The Many Origins of the Legion of Superheroes by Eric S Brown

The Many Origins of the Legion of Superheroes
Eric S Brown

The Legion of Superheroes is a DC Comics’ team whose adventures take place one thousand years in the future, after the days of Superman and Batman. The Legion is perhaps the most rebooted team in the history of comics. Originally created in the late 1950s to serve as a supporting cast for Superboy. Saturn Girl, Cosmic Boy, and Lightning Lad were the team’s first three members but the Legion’s membership grew constantly during those early adventures . By only their fourth appearance, the Legion already consisted of a dozen members. The Legion has remained an iconic part of the DC universe, expanding into their own title only to have it be canceled and brought back time and time again.

The first major change to the Legion came in the aftermath of Crisis on Infinite Earths which erased the existence of Superboy and all of the team’s early adventures were now no longer part of DC’s main history but rather had existed only within a pocket universe created. It would be revealed that this pocket universe was actually created by one of the team’s more powerful enemies and would become an important plot point in a later incarnation of the Legion.  

The next reboot of the Legion jumped into their own future with the team’s heroes now grown up into adults and their adventures taking on much darker themes. The team was popular enough at the time to have DC create and launch as second title for it entitled Legionnarries which returned to showcasing new stories of the team’s younger days. Both of these ended with DC’s Zero Hour event during which Hal Jordon’s attempted rewriting of the DCU erased the Legion completely. They were brought back with an entirely new history by Mark Waid’s famous run on the title that began in 2005. In this incarnation, the team was more than just heroes, they were prime movers in terms of social change, pushing for people to return to living with one another in real life instead of through vitural means. This take on the Legion as cultural rebels remains one of the best loved runs of their adventures and its first stories are collected in a trade paperback entitled Teenage Revolution. Despite the quality of Waid’s run, the Legion was canceled yet again in 2009.

The Legion was later restored to being a full part of the DCU’s timeline in Infinite Crisis by a storyline known as the Lightning Saga. This reboot erased nearly a decade worth of Legion stories and returned them to who they were during Crisis on Infinite Earths only younger.

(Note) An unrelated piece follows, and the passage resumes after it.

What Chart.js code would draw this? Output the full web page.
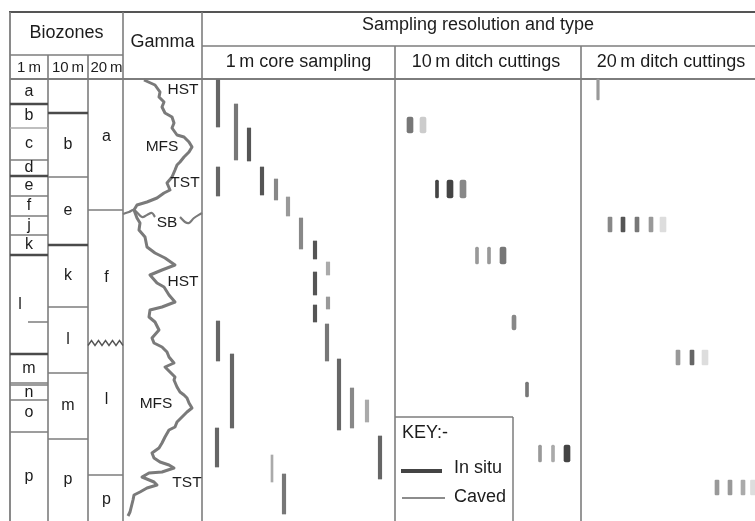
<!DOCTYPE html>
<html><head><meta charset="utf-8">
<script src="https://cdn.jsdelivr.net/npm/chart.js@4/dist/chart.umd.min.js"></script>
<style>html,body{margin:0;padding:0;background:#fff}#c{display:block}</style>
</head><body>
<canvas id="c" width="755" height="521"></canvas>
<script>
// ---------- DATA (depth units, 0 = top of logged section) ----------
const z1Names  = ['a','b','c','d','e','f','j','k','l','m','n','o','p'];
const z1Top    = [0,25,49,81,97,117,137,156,176,275,306,321,353];
const z1Base   = [25,49,81,97,117,137,156,176,275,304,321,353,442];
const z10Names = ['','b','e','k','l','m','p'];
const z10Top   = [0,34,98,166,228,294,360];
const z10Base  = [34,98,166,228,294,360,442];
const z20Names = ['a','f','l','p'];
const z20Top   = [0,131,264,396];
const z20Base  = [131,264,396,442];

// gamma-ray log (relative API units across the track) against depth
const gammaDepth = [1,6,13,18,23,28,34,38,44,49,56,58,63,68,73,78,83,86,91,98,104,111,114,119,123,126,131,139,144,151,158,168,174,179,186,191,196,204,208,216,223,228,231,238,243,251,259,264,268,273,278,284,288,293,298,301,308,313,316,319,324,329,333,338,343,348,351,358,364,369,374,379,383,386,389,393,394,398,403,406,409,413,416,421,433,437];
const gammaValue = [21,32,37,36,41,39,42,49,51,49,54,61,66,69,66,61,57,54,52,49,44,47,41,34,24,14,11,14,17,16,22,24,32,42,52,39,27,34,41,46,52,39,27,26,32,36,29,31,39,44,46,51,42,47,52,51,54,57,61,64,66,69,64,59,54,52,46,42,39,36,29,31,37,46,51,39,26,19,31,34,24,17,11,10,7,5];
// sequence boundary (SB) trace
const sbValue = [0,6,11,19,24,29,32,null,57,62,66,71,79];
const sbDepth = [135,133,131,138,136,134,138,null,138,143,144,139,134];
// sequence-stratigraphic picks
const seqLabels = ['HST','MFS','TST','SB','HST','MFS','TST'];
const seqDepth  = [11,68,104,144,203,325,404];

// 1 m core samples: top / base depth
const coreTop  = [1,25,49,88,88,100,118,139,162,183,193,218,226,245,242,275,280,309,321,349,357,376,395];
const coreBase = [48,81,82,117,116,121,137,170,180,196,216,230,243,282,282,349,351,349,343,388,400,403,435];
// 10 m ditch cuttings
const d10Top  = [38,38,101,101,101,168,168,168,236,303,366,366,366];
const d10Base = [54,54,119,119,119,185,185,185,251,318,383,383,383];
// 20 m ditch cuttings
const d20Top  = [0,138,138,138,138,138,271,271,271,401,401,401,401];
const d20Base = [21,153,153,153,153,153,286,286,286,416,416,416,416];

// ---------- LAYOUT / STYLE ----------
const COLS = {z1:[10,48], z10:[48,88], z20:[88,123], gamma:[123,202], core:[202,395], d10:[395,581], d20:[581,755]};
const coreTrack = [16,34,47,16,60,74,86,99,113,126,113,126,113,125,16,30,137,150,165,15,178,70,82];
const coreShade = ['#666','#777','#555','#666','#555','#888','#999','#888','#555','#aaa','#555','#999','#555','#777','#666','#666','#666','#888','#aaa','#666','#666','#aaa','#777'];
const coreWidth = [3.5,3.5,3.5,3.5,3.5,3.5,3.5,3.5,3.5,3.5,3.5,3.5,3.5,3.5,3.5,3.5,3.5,3.5,3.5,3.5,3.5,2,3.5];
const d10Track = [15,28,42,55,68,82,94,108,119,132,145,158,172];
const d10Shade = ['#777','#ccc','#444','#444','#888','#999','#999','#777','#888','#777','#999','#aaa','#444'];
const d10Width = [6,6,3,6,6,3,3,6,4,3,3,3,6];
const d20Track = [17,29,42,56,70,82,97,111,124,136,149,162,172];
const d20Shade = ['#999','#888','#555','#777','#999','#ddd','#999','#666','#ddd','#999','#999','#aaa','#ddd'];
const d20Width = [2.5,4,4,4,4,6,4,4,6,4,4,4,5];

const FONT = '"Liberation Sans", Arial, Helvetica, sans-serif';
const GRID = '#7d7d7d';
const DARK = '#4a4a4a';
const TXT = '#1c1c1c';

const datasets = [];
function addBars(track, tops, bases, shades, widths, col, radius) {
  track.forEach((t, i) => {
    datasets.push({
      type: 'bar',
      data: [{x: COLS[col][0] + t, y: [tops[i], bases[i]]}],
      backgroundColor: shades[i],
      barThickness: widths[i],
      grouped: false,
      borderWidth: 0,
      borderRadius: radius,
      borderSkipped: false
    });
  });
}
addBars(coreTrack, coreTop, coreBase, coreShade, coreWidth, 'core', 0);
addBars(d10Track, d10Top, d10Base, d10Shade, d10Width, 'd10', 2);
addBars(d20Track, d20Top, d20Base, d20Shade, d20Width, 'd20', 1);

datasets.push({
  type: 'line',
  data: gammaDepth.map((d, i) => ({x: COLS.gamma[0] + gammaValue[i], y: d})),
  borderColor: '#7a7a7a', borderWidth: 3, pointRadius: 0, tension: 0,
  borderJoinStyle: 'round', fill: false
});
datasets.push({
  type: 'line',
  data: sbValue.map((v, i) => ({x: COLS.gamma[0] + (v === null ? 45 : v), y: sbDepth[i]})),
  borderColor: '#7a7a7a', borderWidth: 2.2, pointRadius: 0, tension: 0.35,
  spanGaps: false, fill: false
});

function line(ctx, x1, y1, x2, y2, color, w) {
  ctx.beginPath(); ctx.strokeStyle = color; ctx.lineWidth = w;
  ctx.moveTo(x1, y1); ctx.lineTo(x2, y2); ctx.stroke();
}
function text(ctx, s, x, y, size, align) {
  ctx.font = size + 'px ' + FONT; ctx.fillStyle = TXT;
  ctx.textAlign = align || 'center'; ctx.textBaseline = 'middle';
  ctx.fillText(s, x, y);
}

const logPlugin = {
  id: 'stratLog',
  beforeDraw(chart) {
    const ctx = chart.ctx;
    ctx.save(); ctx.fillStyle = '#fff'; ctx.fillRect(0, 0, chart.width, chart.height); ctx.restore();
  },
  beforeDatasetsDraw(chart) {
    const ctx = chart.ctx, sx = chart.scales.x, sy = chart.scales.y;
    const px = v => sx.getPixelForValue(v), py = d => sy.getPixelForValue(d);
    const top = 12, bioSplit = 55, sampSplit = 46, head = py(0), bot = chart.height;
    ctx.save();
    ctx.lineCap = 'butt';
    // frame and header
    line(ctx, px(COLS.z1[0]) - 1, top, px(COLS.d20[1]), top, '#555', 2);
    line(ctx, px(COLS.z1[0]), top, px(COLS.z1[0]), bot, GRID, 1.8);
    line(ctx, px(COLS.z1[0]), bioSplit, px(COLS.gamma[0]), bioSplit, GRID, 1.6);
    line(ctx, px(COLS.core[0]), sampSplit, px(COLS.d20[1]), sampSplit, GRID, 1.6);
    line(ctx, px(COLS.z1[0]), head, px(COLS.d20[1]), head, GRID, 1.8);
    [COLS.z10[0], COLS.z20[0]].forEach(x => line(ctx, px(x), bioSplit, px(x), bot, GRID, 1.6));
    [COLS.gamma[0], COLS.core[0]].forEach(x => line(ctx, px(x), top, px(x), bot, GRID, 1.6));
    [COLS.d10[0], COLS.d20[0]].forEach(x => line(ctx, px(x), sampSplit, px(x), bot, GRID, 1.6));
    // biozone boundaries
    const bold1 = new Set([25, 97, 176, 275]);
    z1Base.forEach(b => {
      if (b >= 442) return;
      const bold = bold1.has(b);
      line(ctx, px(COLS.z1[0]), py(b), px(COLS.z1[1]), py(b), bold ? DARK : (b === 49 ? '#aaa' : GRID), bold ? 2.4 : 1.5);
    });
    line(ctx, px(COLS.z1[0]), py(306), px(COLS.z1[1]), py(306), GRID, 1.5);
    line(ctx, px(28), py(243), px(COLS.z1[1]), py(243), GRID, 1.5);
    const bold10 = new Set([34, 166]);
    z10Base.forEach(b => {
      if (b >= 442) return;
      const bold = bold10.has(b);
      line(ctx, px(COLS.z10[0]), py(b), px(COLS.z10[1]), py(b), bold ? DARK : GRID, bold ? 2.4 : 1.5);
    });
    z20Base.forEach(b => {
      if (b >= 442) return;
      if (b === 264) { // unconformable (wavy) boundary
        ctx.beginPath(); ctx.strokeStyle = '#555'; ctx.lineWidth = 1.4;
        const x0 = px(COLS.z20[0]), x1 = px(COLS.z20[1]), y = py(b);
        const n = 10;
        for (let k = 0; k <= n; k++) {
          const xx = x0 + (x1 - x0) * k / n, yy = y + (k % 2 ? -2.5 : 2.5);
          k ? ctx.lineTo(xx, yy) : ctx.moveTo(xx, yy);
        }
        ctx.stroke();
      } else {
        line(ctx, px(COLS.z20[0]), py(b), px(COLS.z20[1]), py(b), GRID, 1.6);
      }
    });
    // key box
    line(ctx, px(COLS.d10[0]), py(338), px(513), py(338), GRID, 1.5);
    line(ctx, px(513), py(338), px(513), bot, GRID, 1.5);
    ctx.restore();
  },
  afterDatasetsDraw(chart) {
    const ctx = chart.ctx, sx = chart.scales.x, sy = chart.scales.y;
    const px = v => sx.getPixelForValue(v), py = d => sy.getPixelForValue(d);
    ctx.save();
    // headers
    text(ctx, 'Biozones', (px(COLS.z1[0]) + px(COLS.gamma[0])) / 2, 33, 18);
    text(ctx, 'Gamma', (px(COLS.gamma[0]) + px(COLS.gamma[1])) / 2, 42, 18);
    text(ctx, '1\u2009m', (px(COLS.z1[0]) + px(COLS.z1[1])) / 2, 68, 15);
    text(ctx, '10\u2009m', (px(COLS.z10[0]) + px(COLS.z10[1])) / 2, 68, 15);
    text(ctx, '20\u2009m', (px(COLS.z20[0]) + px(COLS.z20[1])) / 2 + 1, 68, 15);
    text(ctx, 'Sampling resolution and type', 478, 25, 18);
    text(ctx, '1\u2009m core sampling', (px(COLS.core[0]) + px(COLS.core[1])) / 2, 62, 18);
    text(ctx, '10\u2009m ditch cuttings', 486, 62, 18);
    text(ctx, '20\u2009m ditch cuttings', 671, 62, 18);
    // biozone labels
    z1Names.forEach((n, i) => {
      const c = (z1Top[i] + z1Base[i]) / 2;
      text(ctx, n, n === 'l' ? px(20) : (px(COLS.z1[0]) + px(COLS.z1[1])) / 2, py(n === 'o' ? c - 3 : c), 16);
    });
    z10Names.forEach((n, i) => {
      text(ctx, n, (px(COLS.z10[0]) + px(COLS.z10[1])) / 2, py((z10Top[i] + z10Base[i]) / 2), 16);
    });
    const z20LabelDepth = [58, 199, 321, 421];
    z20Names.forEach((n, i) => {
      text(ctx, n, (px(COLS.z20[0]) + px(COLS.z20[1])) / 2 + 1, py(z20LabelDepth[i]), 16);
    });
    // sequence stratigraphy labels
    const seqX = [60, 39, 62, 44, 60, 33, 64];
    seqLabels.forEach((s, i) => text(ctx, s, px(COLS.gamma[0] + seqX[i]), py(seqDepth[i]), 15.5));
    // key
    text(ctx, 'KEY:-', px(402), py(354), 18, 'left');
    line(ctx, px(401), py(392), px(442), py(392), '#444', 4);
    text(ctx, 'In situ', px(454), py(389), 18, 'left');
    line(ctx, px(402), py(419), px(445), py(419), '#666', 1.5);
    text(ctx, 'Caved', px(454), py(418), 18, 'left');
    ctx.restore();
  }
};

new Chart(document.getElementById('c'), {
  type: 'line',
  data: { datasets },
  options: {
    responsive: false, devicePixelRatio: 1, animation: false,
    layout: { padding: 0 },
    plugins: { legend: { display: false }, tooltip: { enabled: false }, title: { display: false } },
    events: [],
    scales: {
      x: { type: 'linear', min: 0, max: 755, display: false, offset: false },
      y: { type: 'linear', min: -79, max: 442, reverse: true, display: false }
    }
  },
  plugins: [logPlugin]
});
</script>
</body></html>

Many events and storylines such as The Legion of Three Worlds, the New 52, DC Rebirth, etc. continue to change up the status quo of the Legion and its place in the DCU. The most current run of the Legion lasted only a meager dozen issues and created yet again an entirely new version of them, being much closer to a future version of the Justice League than anything the Legion had been before and at its end during the Future State event, the team suffers a betrayal which brings to an end, its members dying in battle.

If DC reboots the Legion in the future, most fans hope they will be something much closer to their original version or at least Mark Waid’s fantastic run on the title than the odd and not quite right version which was just killed off.